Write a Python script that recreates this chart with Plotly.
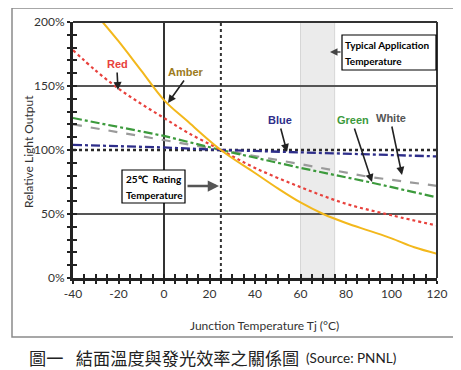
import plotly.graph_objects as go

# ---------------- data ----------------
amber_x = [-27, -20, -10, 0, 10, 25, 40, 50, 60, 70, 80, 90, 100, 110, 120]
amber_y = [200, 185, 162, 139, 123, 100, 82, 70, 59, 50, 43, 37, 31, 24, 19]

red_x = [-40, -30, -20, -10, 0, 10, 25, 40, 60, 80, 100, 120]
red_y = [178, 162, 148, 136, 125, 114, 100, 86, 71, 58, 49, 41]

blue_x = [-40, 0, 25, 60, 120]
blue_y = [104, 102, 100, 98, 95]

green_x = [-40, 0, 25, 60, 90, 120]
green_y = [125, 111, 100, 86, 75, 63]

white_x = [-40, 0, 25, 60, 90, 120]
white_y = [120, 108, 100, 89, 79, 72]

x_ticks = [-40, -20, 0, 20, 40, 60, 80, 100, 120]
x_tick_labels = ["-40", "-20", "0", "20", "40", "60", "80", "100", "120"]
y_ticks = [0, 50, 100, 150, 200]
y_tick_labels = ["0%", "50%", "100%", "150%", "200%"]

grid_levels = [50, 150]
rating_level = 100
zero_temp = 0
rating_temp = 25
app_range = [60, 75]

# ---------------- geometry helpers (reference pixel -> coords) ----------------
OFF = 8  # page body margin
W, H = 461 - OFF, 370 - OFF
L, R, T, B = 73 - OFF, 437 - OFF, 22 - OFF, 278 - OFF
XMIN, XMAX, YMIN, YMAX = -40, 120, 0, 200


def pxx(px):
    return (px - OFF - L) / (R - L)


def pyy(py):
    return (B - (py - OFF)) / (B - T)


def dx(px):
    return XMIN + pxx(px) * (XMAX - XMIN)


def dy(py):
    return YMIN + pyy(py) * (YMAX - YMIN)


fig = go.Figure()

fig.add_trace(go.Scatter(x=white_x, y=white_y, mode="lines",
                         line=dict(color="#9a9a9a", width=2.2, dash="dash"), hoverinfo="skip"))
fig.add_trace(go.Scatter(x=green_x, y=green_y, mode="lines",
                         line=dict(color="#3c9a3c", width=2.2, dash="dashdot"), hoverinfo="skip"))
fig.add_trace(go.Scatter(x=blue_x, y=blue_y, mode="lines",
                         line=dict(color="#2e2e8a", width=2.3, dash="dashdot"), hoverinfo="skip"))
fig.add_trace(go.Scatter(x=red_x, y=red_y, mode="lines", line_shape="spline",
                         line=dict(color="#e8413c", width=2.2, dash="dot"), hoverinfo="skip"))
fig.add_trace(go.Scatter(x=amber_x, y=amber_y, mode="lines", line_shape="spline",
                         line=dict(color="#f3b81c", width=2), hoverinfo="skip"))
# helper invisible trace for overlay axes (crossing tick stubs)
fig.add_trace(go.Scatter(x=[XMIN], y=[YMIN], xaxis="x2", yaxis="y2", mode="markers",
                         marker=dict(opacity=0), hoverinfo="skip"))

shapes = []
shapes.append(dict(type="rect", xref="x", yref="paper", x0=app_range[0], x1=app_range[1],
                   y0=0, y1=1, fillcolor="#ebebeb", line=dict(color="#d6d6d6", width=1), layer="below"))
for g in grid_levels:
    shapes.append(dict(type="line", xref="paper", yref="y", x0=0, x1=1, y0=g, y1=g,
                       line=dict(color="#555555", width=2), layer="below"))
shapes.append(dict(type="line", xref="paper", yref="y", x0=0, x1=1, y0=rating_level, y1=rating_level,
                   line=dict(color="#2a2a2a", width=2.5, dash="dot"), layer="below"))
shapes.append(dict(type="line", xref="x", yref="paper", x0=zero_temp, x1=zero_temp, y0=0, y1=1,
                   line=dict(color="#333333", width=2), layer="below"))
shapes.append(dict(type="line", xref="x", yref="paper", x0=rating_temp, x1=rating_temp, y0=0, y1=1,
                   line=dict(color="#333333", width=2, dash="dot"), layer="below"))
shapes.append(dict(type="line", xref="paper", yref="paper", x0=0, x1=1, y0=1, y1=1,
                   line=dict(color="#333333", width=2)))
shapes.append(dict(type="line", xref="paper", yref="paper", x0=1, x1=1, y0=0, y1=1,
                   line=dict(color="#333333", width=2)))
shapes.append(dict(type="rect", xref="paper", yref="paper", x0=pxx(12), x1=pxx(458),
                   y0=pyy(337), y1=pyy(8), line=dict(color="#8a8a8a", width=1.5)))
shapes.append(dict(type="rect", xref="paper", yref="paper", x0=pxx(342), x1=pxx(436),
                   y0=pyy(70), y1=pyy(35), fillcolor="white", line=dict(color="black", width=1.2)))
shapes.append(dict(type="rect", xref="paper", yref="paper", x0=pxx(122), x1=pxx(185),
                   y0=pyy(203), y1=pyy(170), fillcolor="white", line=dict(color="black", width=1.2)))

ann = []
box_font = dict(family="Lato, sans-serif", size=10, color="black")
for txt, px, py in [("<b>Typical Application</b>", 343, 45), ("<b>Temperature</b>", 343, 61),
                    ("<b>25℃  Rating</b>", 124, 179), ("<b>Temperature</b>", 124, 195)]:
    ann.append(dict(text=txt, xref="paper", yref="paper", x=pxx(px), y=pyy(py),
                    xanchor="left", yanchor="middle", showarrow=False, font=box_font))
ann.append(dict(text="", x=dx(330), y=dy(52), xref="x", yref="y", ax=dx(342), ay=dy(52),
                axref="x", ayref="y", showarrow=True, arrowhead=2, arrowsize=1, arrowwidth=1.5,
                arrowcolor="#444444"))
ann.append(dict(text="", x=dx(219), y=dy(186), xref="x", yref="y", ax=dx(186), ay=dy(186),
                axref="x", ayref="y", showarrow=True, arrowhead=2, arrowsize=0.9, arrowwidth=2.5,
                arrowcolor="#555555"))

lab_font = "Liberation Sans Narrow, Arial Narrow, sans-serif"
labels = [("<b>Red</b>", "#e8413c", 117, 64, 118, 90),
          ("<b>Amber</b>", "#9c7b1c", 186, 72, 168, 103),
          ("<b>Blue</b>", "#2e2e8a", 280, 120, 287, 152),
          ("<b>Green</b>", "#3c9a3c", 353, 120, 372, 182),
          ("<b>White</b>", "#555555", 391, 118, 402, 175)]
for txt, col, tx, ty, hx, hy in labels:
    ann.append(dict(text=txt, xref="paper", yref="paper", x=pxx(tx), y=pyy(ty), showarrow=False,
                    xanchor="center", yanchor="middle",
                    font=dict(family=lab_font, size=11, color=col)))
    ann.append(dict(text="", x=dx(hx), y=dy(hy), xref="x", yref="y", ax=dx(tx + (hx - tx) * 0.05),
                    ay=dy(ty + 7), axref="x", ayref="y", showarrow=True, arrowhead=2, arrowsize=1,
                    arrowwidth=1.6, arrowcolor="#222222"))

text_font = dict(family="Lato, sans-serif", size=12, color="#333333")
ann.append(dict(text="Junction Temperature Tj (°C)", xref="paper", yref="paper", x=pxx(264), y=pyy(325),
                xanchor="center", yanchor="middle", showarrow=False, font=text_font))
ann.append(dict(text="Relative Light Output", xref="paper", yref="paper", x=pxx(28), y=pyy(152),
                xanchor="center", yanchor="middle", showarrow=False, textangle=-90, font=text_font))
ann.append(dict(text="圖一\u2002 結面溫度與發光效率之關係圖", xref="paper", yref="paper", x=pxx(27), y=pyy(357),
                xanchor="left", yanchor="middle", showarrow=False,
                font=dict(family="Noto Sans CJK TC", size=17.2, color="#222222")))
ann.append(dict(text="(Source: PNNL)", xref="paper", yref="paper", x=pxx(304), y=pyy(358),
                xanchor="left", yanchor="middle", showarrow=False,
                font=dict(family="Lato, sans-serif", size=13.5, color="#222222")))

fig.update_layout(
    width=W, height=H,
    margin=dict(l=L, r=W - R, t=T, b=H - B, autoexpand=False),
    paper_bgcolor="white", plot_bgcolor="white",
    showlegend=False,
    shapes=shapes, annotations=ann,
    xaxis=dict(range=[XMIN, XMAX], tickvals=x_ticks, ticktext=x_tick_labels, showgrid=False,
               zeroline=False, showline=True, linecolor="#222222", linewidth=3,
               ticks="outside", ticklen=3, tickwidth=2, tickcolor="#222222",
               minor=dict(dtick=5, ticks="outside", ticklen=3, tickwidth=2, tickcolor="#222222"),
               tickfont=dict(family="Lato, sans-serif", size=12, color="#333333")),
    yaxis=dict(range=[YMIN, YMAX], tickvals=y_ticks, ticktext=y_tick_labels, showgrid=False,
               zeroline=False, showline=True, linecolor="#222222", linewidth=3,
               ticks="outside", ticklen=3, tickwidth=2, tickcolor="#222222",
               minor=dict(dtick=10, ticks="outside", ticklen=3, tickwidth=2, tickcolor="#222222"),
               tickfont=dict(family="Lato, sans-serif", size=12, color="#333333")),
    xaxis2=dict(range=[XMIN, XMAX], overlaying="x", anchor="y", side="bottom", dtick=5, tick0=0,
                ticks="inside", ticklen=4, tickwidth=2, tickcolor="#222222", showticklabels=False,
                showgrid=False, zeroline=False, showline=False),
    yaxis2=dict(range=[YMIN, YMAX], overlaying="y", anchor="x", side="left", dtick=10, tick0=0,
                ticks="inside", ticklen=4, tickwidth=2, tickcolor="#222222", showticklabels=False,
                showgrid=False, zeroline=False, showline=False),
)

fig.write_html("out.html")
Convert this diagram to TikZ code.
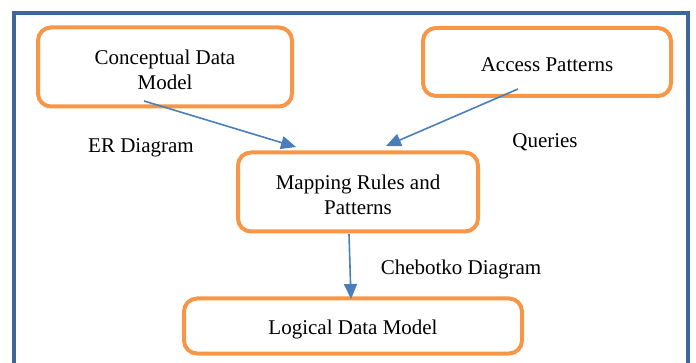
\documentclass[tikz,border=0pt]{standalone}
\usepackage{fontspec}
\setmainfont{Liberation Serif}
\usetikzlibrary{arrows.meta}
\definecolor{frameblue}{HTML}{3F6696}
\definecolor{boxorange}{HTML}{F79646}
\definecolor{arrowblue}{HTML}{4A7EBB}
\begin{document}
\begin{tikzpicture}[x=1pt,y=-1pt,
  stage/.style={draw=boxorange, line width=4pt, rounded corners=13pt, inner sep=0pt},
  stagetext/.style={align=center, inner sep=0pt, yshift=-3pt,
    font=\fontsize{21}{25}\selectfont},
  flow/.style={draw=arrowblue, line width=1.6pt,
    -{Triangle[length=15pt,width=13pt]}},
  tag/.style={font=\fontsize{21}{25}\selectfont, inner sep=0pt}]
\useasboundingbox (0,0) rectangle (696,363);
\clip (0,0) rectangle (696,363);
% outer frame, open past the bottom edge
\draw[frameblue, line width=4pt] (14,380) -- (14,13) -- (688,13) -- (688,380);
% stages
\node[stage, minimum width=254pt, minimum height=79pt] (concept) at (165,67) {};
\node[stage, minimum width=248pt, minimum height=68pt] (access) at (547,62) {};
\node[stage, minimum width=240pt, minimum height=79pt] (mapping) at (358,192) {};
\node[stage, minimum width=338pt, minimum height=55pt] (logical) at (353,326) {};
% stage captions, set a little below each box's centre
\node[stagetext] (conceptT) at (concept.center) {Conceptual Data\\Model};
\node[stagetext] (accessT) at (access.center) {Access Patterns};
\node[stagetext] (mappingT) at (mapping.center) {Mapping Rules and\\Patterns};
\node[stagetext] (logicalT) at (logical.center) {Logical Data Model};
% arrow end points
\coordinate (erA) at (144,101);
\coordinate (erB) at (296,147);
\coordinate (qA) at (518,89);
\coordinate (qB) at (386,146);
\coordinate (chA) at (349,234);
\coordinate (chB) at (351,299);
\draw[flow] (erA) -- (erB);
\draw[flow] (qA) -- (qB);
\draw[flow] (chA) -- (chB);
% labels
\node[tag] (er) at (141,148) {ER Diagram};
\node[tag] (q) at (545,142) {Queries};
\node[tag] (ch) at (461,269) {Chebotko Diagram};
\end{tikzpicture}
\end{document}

┄┄┄┄┄┄┄┄┄┄┄┄┄┄┄┄┄┄┄┄

Task brief
Repeat only what lies between the start of the data and the end of the line containing "blue_y = [104, 102, 100, 98, 95]", exactly, with pictures left out.

Reply
Write a Python script that recreates this chart with Plotly.
import plotly.graph_objects as go

# ---------------- data ----------------
amber_x = [-27, -20, -10, 0, 10, 25, 40, 50, 60, 70, 80, 90, 100, 110, 120]
amber_y = [200, 185, 162, 139, 123, 100, 82, 70, 59, 50, 43, 37, 31, 24, 19]

red_x = [-40, -30, -20, -10, 0, 10, 25, 40, 60, 80, 100, 120]
red_y = [178, 162, 148, 136, 125, 114, 100, 86, 71, 58, 49, 41]

blue_x = [-40, 0, 25, 60, 120]
blue_y = [104, 102, 100, 98, 95]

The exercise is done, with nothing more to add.